I'm looking for opinions on the following.
I recently decided to do no trading the first 30 minutes of the regular session. From 8:30 AM to 9 AM Chicago time.
I am now rethinking that. It seems like some of the time I'm better off waiting and some the time I would hot my first winner of the day. Today is an example of that.
You can find a lot of articles that say do not trade the first 30 minutes but I believe those articles are referring to, stock not futures.
Considering the futures trade almost around-the-clock and we have volume in trades before the 830 car. maybe I need to discard this rule.
Opinions ???
The first 30mins is "very easy" to test to determine if it merits you trading it or sitting on the sidelines.
Simply, backtest your trade method for those first 30 mins trading session to determine if you're profitable or not profitable. Seriously, just backtest the past 5 years of the first 30 mins.
Heck, you can even determine which months of the year are more suitable for trading the first 30 mins and which months of the year are not suitable. Yeah, the statistics you find won't be perfect in that it will tell you about the future but at least you'll know a little about the playground you're playing in via your trade method.

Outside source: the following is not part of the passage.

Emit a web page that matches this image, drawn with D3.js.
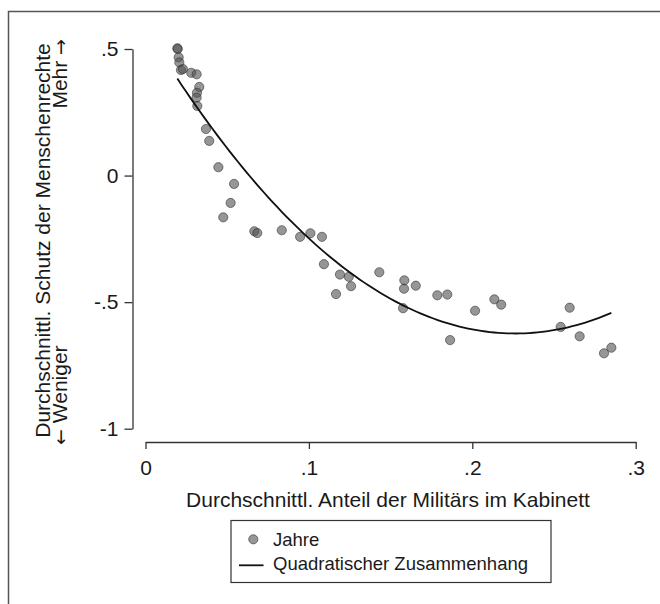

Another way to look at it...if someone tells you that they skip the first 30 mins of the opening trading session...ask them what is there statistics when they trade such.
If they can't give you an answer...they probably don't know what they're talking about. Just as important, if someone tells you they trade the first 30mins and its profitable for them....ask them what is their statistics when they trade such.
I do remember first reading about the first 30 mins or the first 1 hour of the trading day. I first read about it during the early days of the dot com years and it involved trading stocks and all that OCO bracket trading stuff. Yet, by the late 90's, people was trying to apply it to trading futures...somewhere in there the 30min rule started to stick with traders.
I just find so many questions about trading can be answered when a trader just does some simple backtesting instead of getting caught up in all the negativity or hyping of trade methods or caught up with generic rules from 10 - 30 years ago in different types of market conditions.
Simply, just because it works for one person doesn't imply its gonna work for you and vice versa. This forum is full of proof about how two traders using the exact same trade method while trading the same trading instrument will have "different" results.
Why ? The trader is the key because trading is part art and part science.
P.S. Don't forget to compare your real money trading results versus your backtest results to determine how much of an impact "you as a trader" has on your trading results in the first 30mins trading session.